Mid-summer treats

In high summer, dinner tends to get later and later so it is not surprising that meat takes a back seat at this time of year, in favour of colourful vegetable dishes, fish and pasta. Not only are they easy on the digestion, but easy on the cook, in...

In high summer, dinner tends to get later and later so it is not surprising that meat takes a back seat at this time of year, in favour of colourful vegetable dishes, fish and pasta.

Not only are they easy on the digestion, but easy on the cook, in that they are simple to prepare and quicker to cook. Often the dishes can be broken down into separate components, some of which can be cooked early in the day before it gets too hot.

Salads are, of course, the perfect food for summer, but occasionally one wants a cooked dish, or perhaps something slightly more elaborate if you are entertaining friends. Today’s dishes meet that need, some egg-based, some fish and some pasta, and all of them using plenty of vegetables.

For the omelette cake I took inspiration from a traditional English recipe, a quire of pancakes, but developed one early summer weekend in Gozo when we were entertaining friends and when vegetables were at their plentiful best.

Another recipe is based on a classic dish of Catalunya, fideuada, in which the pasta is cooked in broth and served with allioli. The method, however, is more like that for a risotto, and sounds very bizarre. It is an extremely unusual and delicious dish, and I highly recommend it.
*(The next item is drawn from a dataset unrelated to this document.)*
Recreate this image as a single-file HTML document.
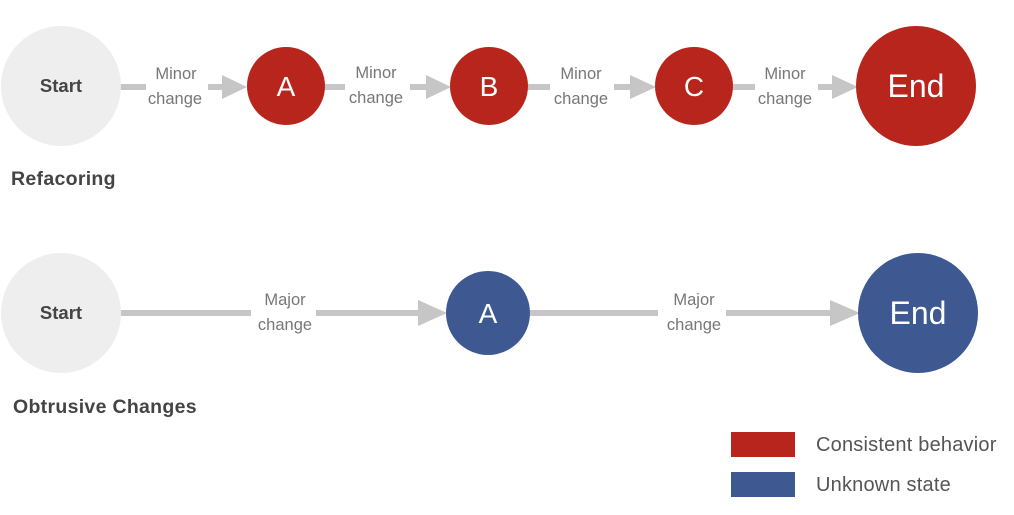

The crudités are to be dipped in the mayonnaise and eaten in the fingers, adding to the communality of the pot. Authentic Catalan allioli requires nothing more than garlic, crushed in sea salt in a mortar, to which is added, drop by drop, olive oil, until the two cohere into an unctuous, opaque, golden green mass.

Impressive if you get it right, frustrating if the mixture splits. I suggest a compromise of good quality mayonnaise, preferably home-made, into which you stir plenty of crushed garlic.

I always tell myself that there is little inclination and time to make a pudding every day, and, at home, fresh fruit generally finishes most of our meals, although one might be forgiven for being sceptical about that, given the size of the ‘pudding’ chapter in my Modern Classics, and the fact that the same book also has a whole chapter devoted to fruit and one to chocolate, for even more dessert recipes.

In truth, desserts are wonderful in their scope for inventiveness. Why do one thing with an apple, when you can do three things, such as award-winning patissier François Payard’s pomme, pomme, pomme when he was at Restaurant Daniel; apple crisp, apple sorbet and apple crumble.

How about white pepper ice-cream with bananas and passion-fruit, or liquorice ice-cream with poached pears? Or fruit soup, chocolate millefeuilles with caramelised chicory, basil-infused panna cotta, crisp fig napoleon with grape sorbet, and mango sundae with chilli-macadamia nut brittle.

Today’s peach tart can also be made in individual versions, and if you have the patience you can dry thin peach slices as crisps to accompany the dessert, as well as peach sorbet or ice-cream.